New ways to bridge the sea of big data science

Led by researchers at HSCI and University of Oxford, UK, more than 50 collaborators at over 30 scientific organizations around the globe have agreed on a common standard that will make possible the consistent description of enormous and radically different databases compiled in fields ranging from genetics, to stem cell science, to environmental studies.

The new standard provides a way for scientists in widely disparate fields to coordinate each other’s findings by allowing behind-the-scenes combination of the reams of data produced by modern, technology-driven science.

Biomedical research is generating increasingly complex sets of data that are growing at exponential rates. Modern biology is turning into a highly data-intensive field as scientists need to work across the traditional boundaries of formal disciplines and laboratory silos. That growth, however, needs to be matched by the capacity to store, analyze, integrate, and share the experimental results so that data and information can become useful knowledge. An additional challenge facing stem cell research derives from inconsistencies in experimental procedures and the resultant discoveries — making it often difficult or impossible to compare the results of one experiment with another.

“We are now working together to provide the means to manage enormous quantities of otherwise incompatible data, ranging from the biomedical to the environmental,” says Susanna-Assunta Sansone, PhD, Team Leader of the project at the University of Oxford’s Oxford e-Research Centre.

This standard-compliant data sharing effort and the establishment of its online presence, the ISA Commons — www.isacommons.org — was described in a Commentary published in the journal Nature Genetics.

It was necessary to establish common data standards, said the Commentary’s authors, because of the tsunami of data and technologies washing over the sciences. “There are hundreds of new technologies coming along but also many ways to describe the information produced,” Sansone said, noting that “we can take a jigsaw puzzle of different sciences and now fit the many pieces together to form a complete picture.”

“An example of how this works at the Harvard Stem Cell Institute is that we can now find a relationship between experiments involving, for example, normal blood stem cells in fish and cancers in children,” says Winston Hide, PhD, Director of HSCI’s new Center for Stem Cell Bioinformatics, and an Associate Professor of Bioinformatics at the Harvard School of Public Health.

A comprehensive data analysis platform is especially needed at a multi-organizational institute such as HSCI where the data sets generated by the many projects are produced in different places and by different researchers.
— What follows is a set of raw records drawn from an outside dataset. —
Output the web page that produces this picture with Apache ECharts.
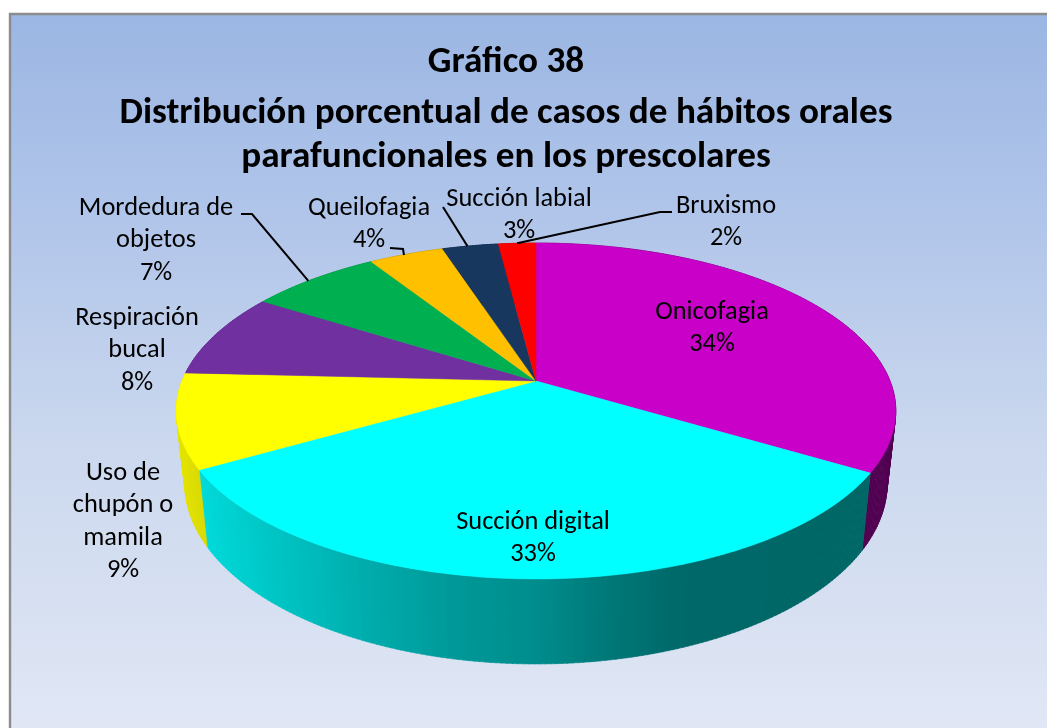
<!DOCTYPE html>
<html><head><meta charset="utf-8">
<style>html,body{margin:0;padding:0;background:#fff}#c{width:1047px;height:728px}</style>
<script src="https://cdn.jsdelivr.net/npm/echarts@6/dist/echarts.min.js"></script>
</head><body><div id="c"></div>
<script>
const categories = ['Onicofagia','Succión digital','Uso de chupón o mamila','Respiración bucal','Mordedura de objetos','Queilofagia','Succión labial','Bruxismo'];
const values = [33.6,33.1,9.1,8.2,7,4,3,2];
const percentLabels = ['34%','33%','9%','8%','7%','4%','3%','2%'];
const colors = ['#c800c8','#00ffff','#ffff00','#7030a0','#00b050','#ffc000','#17375e','#ff0000'];
const titleLines = ['Gráfico 38','Distribución porcentual de casos de hábitos orales','parafuncionales en los prescolares'];
const labelLines = [['Onicofagia'],['Succión digital'],['Uso de','chupón o','mamila'],['Respiración','bucal'],['Mordedura de','objetos'],['Queilofagia'],['Succión labial'],['Bruxismo']];
// label layout: block centre x, first-line centre y
const labelPos = [[712,312],[533,522],[123,473],[137,318],[156,208],[369,208],[519,199],[726,206]];
// leader lines: fixed elbow points, ending on the slice rim (by fraction of the slice)
const leaders = {4:{pts:[[241,214],[252,214]],f:.45},5:{pts:[[390,248],[403,249],[404,255]],f:null},6:{pts:[[443,207]],f:.45},7:{pts:[[672,212],[660,212]],f:.5}};

const cx=536, cy=381, e=0.1786, A=162.6, B=354, S=0.976;
function rimTop(t){const u=Math.sin(t),v=-Math.cos(t),w=1-e*v;return [cx+B*u/w,cy+A*v/w];}
function rimLow(t){const p=rimTop(t);const d=77+(p[1]-471)*0.074;return [cx+(p[0]-cx)*S,p[1]+d];}
function shade(x){const k=[[170,.9],[209,.84],[360,.68],[450,.6],[536,.55],[610,.47],[680,.41],[900,.40]];
  for(let i=1;i<k.length;i++){if(x<=k[i][0]){const a=k[i-1],b=k[i];return a[1]+(b[1]-a[1])*(x-a[0])/(b[0]-a[0]);}}return .4;}
function darken(hex,f){const n=parseInt(hex.slice(1),16);return 'rgb('+[(n>>16)&255,(n>>8)&255,n&255].map(c=>Math.round(c*f)).join(',')+')';}
const total=values.reduce((a,b)=>a+b,0);
const starts=[];values.reduce((s,v,i)=>{starts[i]=s;return s+v;},0);
const ang=v=>v/total*Math.PI*2;
const data=values.map((v,i)=>({name:categories[i],value:[v,starts[i]]}));

function sideItem(params,api){
  const i=params.dataIndex,a0=ang(api.value(1)),a1=a0+ang(api.value(0)),ch=[];
  const step=Math.PI/180*0.75,n=Math.max(1,Math.ceil((a1-a0)/step));
  for(let k=0;k<n;k++){const t0=a0+(a1-a0)*k/n,t1=a0+(a1-a0)*(k+1)/n+(k<n-1?0.002:0);
    const p0=rimTop(t0),p1=rimTop(t1),q0=rimLow(t0),q1=rimLow(t1);
    const c=darken(colors[i],shade((p0[0]+p1[0])/2));
    ch.push({type:'polygon',shape:{points:[p0,p1,q1,q0]},style:{fill:c,stroke:c,lineWidth:.6}});}
  return {type:'group',children:ch};
}
function topItem(params,api){
  const i=params.dataIndex,a0=ang(api.value(1)),a1=a0+ang(api.value(0)),pts=[[cx,cy]];
  const n=Math.max(4,Math.ceil((a1-a0)/(Math.PI/180)));
  for(let k=0;k<=n;k++)pts.push(rimTop(a0+(a1-a0)*k/n));
  return {type:'polygon',shape:{points:pts},style:{fill:colors[i],stroke:colors[i],lineWidth:.5}};
}
function labelItem(params,api){
  const i=params.dataIndex,a0=ang(api.value(1)),a1=a0+ang(api.value(0)),ch=[];
  const L=labelLines[i].concat(percentLabels[i]),P=labelPos[i],lh=32.5;
  L.forEach((s,j)=>ch.push({type:'text',style:{text:s,x:P[0],y:P[1]+j*lh,align:'center',verticalAlign:'middle',font:'26.4px Carlito, Lato, sans-serif',fill:'#000'}}));
  const l=leaders[i];
  if(l){const pts=l.pts.slice();
    if(l.f!=null)pts.push(rimTop(a0+(a1-a0)*l.f));
    ch.push({type:'polyline',shape:{points:pts},style:{stroke:'#000',lineWidth:2,fill:null}});}
  return {type:'group',children:ch};
}
const titleFont={fontFamily:'Carlito, Lato, sans-serif',fontWeight:'bold',fontSize:37.2,color:'#000'};
const chart=echarts.init(document.getElementById('c'),null,{renderer:'canvas',width:1047,height:728});
chart.setOption({
  animation:false,
  backgroundColor:'#fff',
  title:{show:true,text:'{a|'+titleLines[0]+'}\n{b|'+titleLines[1]+'}\n{c|'+titleLines[2]+'}',left:501,top:30,textAlign:'center',
    textStyle:{...titleFont,rich:{a:{...titleFont,lineHeight:56},b:{...titleFont,lineHeight:46},c:{...titleFont,lineHeight:42}}}},
  graphic:[{type:'rect',z:-10,silent:true,shape:{x:10,y:14,width:1040,height:720},style:{fill:{type:'linear',x:0,y:0,x2:0,y2:1,colorStops:[{offset:0,color:'#9bb6e3'},{offset:.3,color:'#b2c6ea'},{offset:.6,color:'#cbd8ee'},{offset:1,color:'#e1e7f5'}]},stroke:'#8c8c8c',lineWidth:2.4}}],
  series:[
    {type:'custom',name:'side',coordinateSystem:'none',z:2,silent:true,renderItem:sideItem,data:data},
    {type:'custom',name:'top',coordinateSystem:'none',z:3,silent:true,renderItem:topItem,data:data},
    {type:'custom',name:'labels',coordinateSystem:'none',z:4,silent:true,renderItem:labelItem,data:data}
  ]
});
</script></body></html>
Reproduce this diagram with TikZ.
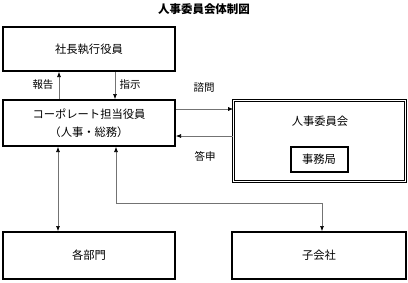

The plan is for the Center to provide a data repository, a tightly linked analytical engine, and a services and consulting operation that together will address the current and future needs of the Institute. The system will build on the successful prototypes from HSCI’s Blood and Cancer program projects and will be released across the Institute.

More broadly, the infrastructure and public HSCI data will subsequently be provided to the scientific community as a shared data resource for knowledge exchange. The system will make it possible for any experiment to be compared to other experiments by common reagents, descriptions, scientific domains, cell phenotypes, molecular phenotypes, genomic locations, genes, pathways, and networks. Data analysis from these new perspectives and at this scale has the potential to make current projects more efficient and to open the door to new projects by revealing new avenues of research and discovery.